The History of Education
Happy Friday, everyone.
In our elementary, middle, and high school classrooms, the study of history is the underpinning of everything our students learn. Instead of merely learning how to add, subtract, multiply and divide in their math lessons, for example, our elementary students learn about the history and invention of number systems, the amazing breakthroughs that have happened in mathematics throughout time, and the awe-inspiring individuals who spearheaded each discovery.

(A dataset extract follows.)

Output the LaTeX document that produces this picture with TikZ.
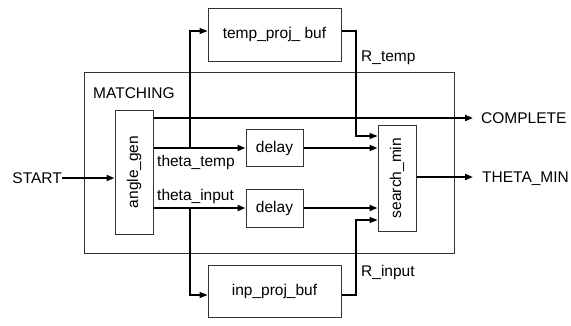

The reason we place such an emphasis on history is because an inspired understanding of the past—not primarily as a list of facts and dates to memorize, but as a living tapestry that is relevant, practical, and tangible all around us—is the foundation of engaging with the messy, interdependent, and otherwise unfathomable network that is humanity.
To put it more simply: we need to understand the past if we want to make sense of the present or hope to effect change for the future.
And this is as true for our students as it is for us.
The history of education—of its invention and evolution, of its challenges and innovations—is fascinating.
Primary school is a 2 millennia old invention, originally designed to do two things:
Teach literacy
Make children good
Schools accomplished these things, or at least tried to, in a simple way: with teachers who would give students something to copy, over and over again. A bit of the alphabet, a sentence from the Bible, an argument from Solon. The teacher models it, the student copies it.
Many people throughout the centuries have argued for changing this model. But it wasn’t until the 20th century that changes started taking place. Universal education became a state function, at exactly the same time as progressive educators were changing how it looked.
Today’s education system is the result of 100 years of intense arguments about what education should be, layered on top of a 2500-year-old approach to schooling. And Montessori plays a singular role in this story, standing apart from both traditionalists and progressives, adopting a unique perspective which she used to drive change globally.
A couple years ago, we partnered with Prepared Montessorian Institute (PMI) to lead a 12 week course on the history of education with Dr. Matt Bateman, former executive director of Montessorium and current board member of Higher Ground Education.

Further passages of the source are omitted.